* [What needs to be done] Skip the pictures, please, and write out exactly the lines from the opening of the data through the line containing "Chart.register(...registerables);".
+ + + +
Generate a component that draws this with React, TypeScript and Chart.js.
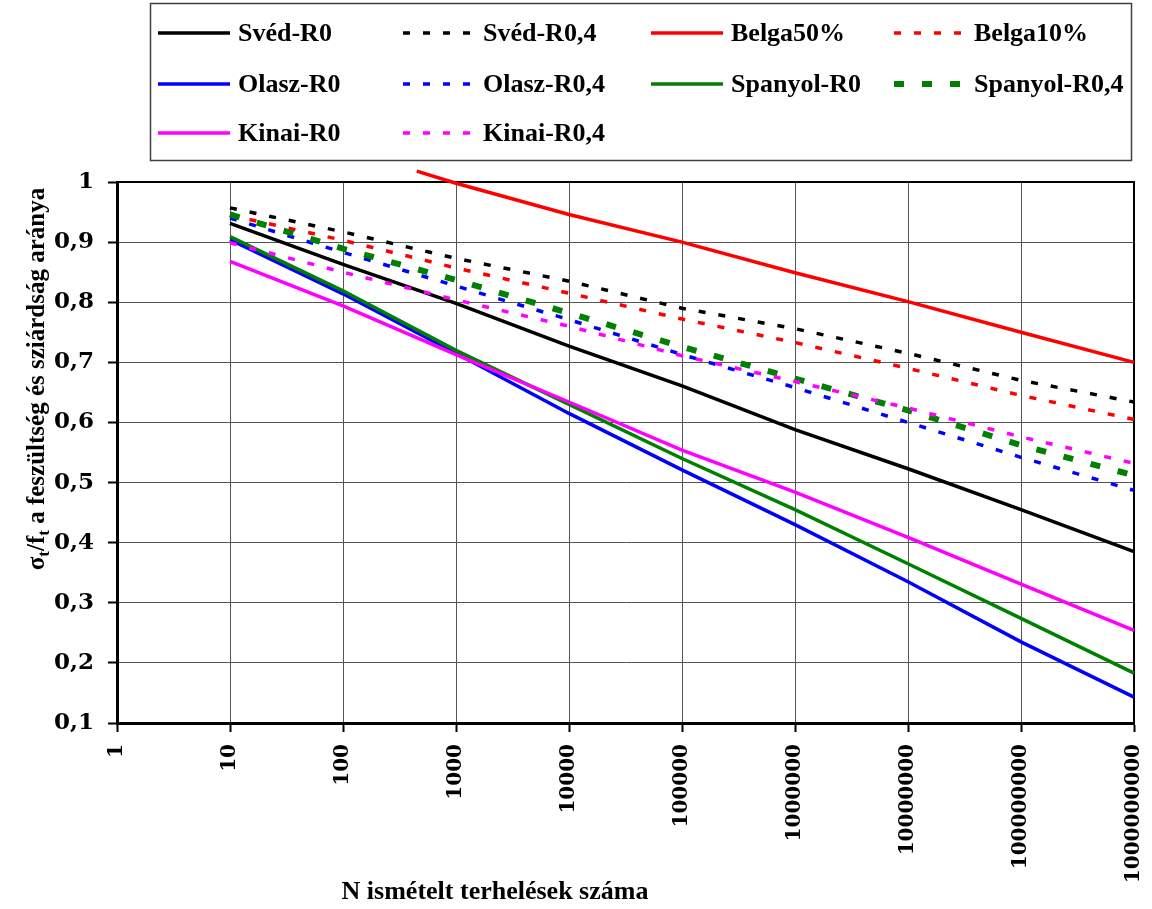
import React, { useEffect, useRef } from 'react';
import { Chart, registerables } from 'chart.js';

Chart.register(...registerables);

// ---- data ----
const N_DECADES = [10, 100, 1000, 10000, 100000, 1000000, 10000000, 100000000, 1000000000];
const BELGA50_N = [450, 1000, 10000, 100000, 1000000, 10000000, 100000000, 1000000000];
const X_TICKS = [1, 10, 100, 1000, 10000, 100000, 1000000, 10000000, 100000000, 1000000000];
const Y_TICKS = [0.1, 0.2, 0.3, 0.4, 0.5, 0.6, 0.7, 0.8, 0.9, 1];

const SVED_R0 = [0.931, 0.863, 0.798, 0.727, 0.661, 0.588, 0.523, 0.455, 0.385];
const SVED_R04 = [0.957, 0.917, 0.873, 0.835, 0.79, 0.756, 0.715, 0.67, 0.634];
const BELGA50 = [1.018, 0.998, 0.946, 0.9, 0.849, 0.801, 0.75, 0.7];
const BELGA10 = [0.945, 0.903, 0.857, 0.815, 0.772, 0.733, 0.69, 0.645, 0.605];
const OLASZ_R0 = [0.904, 0.814, 0.715, 0.615, 0.521, 0.43, 0.335, 0.235, 0.143];
const OLASZ_R04 = [0.94, 0.883, 0.827, 0.771, 0.713, 0.658, 0.6, 0.542, 0.487];
const SPANYOL_R0 = [0.909, 0.819, 0.72, 0.63, 0.54, 0.455, 0.365, 0.274, 0.183];
const SPANYOL_R04 = [0.946, 0.889, 0.837, 0.782, 0.726, 0.673, 0.62, 0.562, 0.512];
const KINAI_R0 = [0.868, 0.794, 0.713, 0.634, 0.554, 0.484, 0.409, 0.331, 0.254];
const KINAI_R04 = [0.899, 0.85, 0.804, 0.76, 0.711, 0.668, 0.624, 0.576, 0.532];

const SERIES_NAMES = [
  'Svéd-R0', 'Svéd-R0,4', 'Belga50%', 'Belga10%',
  'Olasz-R0', 'Olasz-R0,4', 'Spanyol-R0', 'Spanyol-R0,4',
  'Kinai-R0', 'Kinai-R0,4',
];

const X_TITLE = 'N ismételt terhelések száma';
const Y_TITLE_PARTS = [
  { t: 'σ', sub: false },
  { t: 't', sub: true },
  { t: '/f', sub: false },
  { t: 't', sub: true },
  { t: ' a feszültség és sziárdság aránya', sub: false },
];

const pts = (xs: number[], ys: number[]) => xs.map((x, i) => ({ x, y: ys[i] }));

const SOLID: number[] = [];
const DOT = [7, 13];
const DASH = [10, 18];

const legendAndTitles = {
  id: 'legendAndTitles',
  beforeDatasetsDraw(chart: any) {
    const { ctx, chartArea } = chart;
    ctx.save();
    ctx.strokeStyle = '#000';
    ctx.lineWidth = 2;
    ctx.strokeRect(chartArea.left, chartArea.top, chartArea.right - chartArea.left, chartArea.bottom - chartArea.top);
    ctx.restore();
  },
  afterDraw(chart: any) {
    const ctx = chart.ctx as CanvasRenderingContext2D;
    ctx.save();
    // legend box
    ctx.strokeStyle = '#404040';
    ctx.lineWidth = 1.5;
    ctx.strokeRect(150.5, 3.5, 981, 157);
    const colX = [158, 403, 651, 894];
    const rowY = [33, 84, 133];
    chart.data.datasets.forEach((ds: any, i: number) => {
      const c = i % 4;
      const r = Math.floor(i / 4);
      const x = colX[c];
      const y = rowY[r];
      ctx.beginPath();
      ctx.setLineDash(ds.borderDash || []);
      ctx.lineWidth = ds.borderWidth;
      ctx.strokeStyle = ds.borderColor;
      ctx.moveTo(x, y);
      ctx.lineTo(x + 72, y);
      ctx.stroke();
      ctx.setLineDash([]);
      ctx.fillStyle = '#000';
      ctx.font = 'bold 26px "Liberation Serif"';
      ctx.textBaseline = 'middle';
      ctx.textAlign = 'left';
      ctx.fillText(ds.label, x + 80, y + 1);
    });

    // x title
    ctx.font = 'bold 26px "Liberation Serif"';
    ctx.textAlign = 'center';
    ctx.textBaseline = 'alphabetic';
    ctx.fillStyle = '#000';
    ctx.fillText(X_TITLE, 495, 899);

    // y title (rotated, with subscripts)
    const mainFont = 'bold 25px "Liberation Serif"';
    const subFont = 'bold 17px "Liberation Serif"';
    let total = 0;
    const widths = Y_TITLE_PARTS.map((p) => {
      ctx.font = p.sub ? subFont : mainFont;
      const w = ctx.measureText(p.t).width;
      total += w;
      return w;
    });
    ctx.translate(44, 379);
    ctx.rotate(-Math.PI / 2);
    let cx = -total / 2;
    ctx.textAlign = 'left';
    Y_TITLE_PARTS.forEach((p, i) => {
      ctx.font = p.sub ? subFont : mainFont;
      ctx.fillText(p.t, cx, p.sub ? 5 : 0);
      cx += widths[i];
    });
    ctx.restore();
  },
};

export default function App() {
  const ref = useRef<HTMLCanvasElement>(null);
  useEffect(() => {
    document.body.style.margin = '0';
    const seriesData = [
      pts(N_DECADES, SVED_R0),
      pts(N_DECADES, SVED_R04),
      pts(BELGA50_N, BELGA50),
      pts(N_DECADES, BELGA10),
      pts(N_DECADES, OLASZ_R0),
      pts(N_DECADES, OLASZ_R04),
      pts(N_DECADES, SPANYOL_R0),
      pts(N_DECADES, SPANYOL_R04),
      pts(N_DECADES, KINAI_R0),
      pts(N_DECADES, KINAI_R04),
    ];
    const colors = ['#000000', '#000000', '#FF0000', '#FF0000', '#0000FF', '#0000FF', '#008000', '#008000', '#FF00FF', '#FF00FF'];
    const dashes = [SOLID, DOT, SOLID, DOT, SOLID, DOT, SOLID, DASH, SOLID, DOT];
    const widths = [3.5, 3.5, 3.5, 3.5, 3.5, 3.5, 3.5, 6, 3.5, 3.5];
    const datasets = seriesData.map((data, i) => ({
      label: SERIES_NAMES[i],
      data,
      borderColor: colors[i],
      backgroundColor: colors[i],
      borderDash: dashes[i],
      borderWidth: widths[i],
      pointRadius: 0,
      tension: 0,
      fill: false,
      clip: false as any,
      order: 10 - i,
    }));

    const chart = new Chart(ref.current as HTMLCanvasElement, {
      type: 'line',
      data: { datasets },
      options: {
        animation: false,
        responsive: false,
        layout: { padding: { top: 182, right: 18, left: 0, bottom: 0 } },
        plugins: { legend: { display: false }, tooltip: { enabled: false } },
        scales: {
          x: {
            type: 'logarithmic',
            min: 1,
            max: 1000000000,
            afterBuildTicks: (scale: any) => {
              scale.ticks = X_TICKS.map((v) => ({ value: v }));
            },
            afterFit: (scale: any) => {
              scale.height = 186;
              scale.paddingLeft = 0;
              scale.paddingRight = 0;
            },
            grid: { color: '#555555', lineWidth: 1, tickColor: '#000', tickLength: 9, tickWidth: 2 },
            border: { color: '#000', width: 3 },
            ticks: {
              autoSkip: false,
              minRotation: 90,
              maxRotation: 90,
              padding: 12,
              color: '#000',
              font: { family: '"DejaVu Serif"', weight: 'bold', size: 20 },
              callback: (v: any) => String(Math.round(Number(v))),
            },
          },
          y: {
            type: 'linear',
            min: 0.1,
            max: 1,
            afterBuildTicks: (scale: any) => {
              scale.ticks = Y_TICKS.map((v) => ({ value: v }));
            },
            afterFit: (scale: any) => {
              scale.width = 117;
              scale.paddingTop = 0;
              scale.paddingBottom = 0;
            },
            grid: { color: '#555555', lineWidth: 1, tickColor: '#000', tickLength: 9, tickWidth: 2 },
            border: { color: '#000', width: 3 },
            ticks: {
              padding: 14,
              color: '#000',
              font: { family: '"DejaVu Serif"', weight: 'bold', size: 23 },
              callback: (v: any) => (Math.abs(Number(v) - 1) < 1e-9 ? '1' : Number(v).toFixed(1).replace('.', ',')),
            },
          },
        },
      },
      plugins: [legendAndTitles],
    } as any);
    return () => chart.destroy();
  }, []);

  return (
    <div style={{ width: 1152, height: 909, position: 'relative', background: '#fff' }}>
      <canvas ref={ref} width={1152} height={909} style={{ display: 'block' }} />
    </div>
  );
}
+ + + +
* [Exercise solution]
Generate a component that draws this with React, TypeScript and Chart.js.
import React, { useEffect, useRef } from 'react';
import { Chart, registerables } from 'chart.js';

Chart.register(...registerables);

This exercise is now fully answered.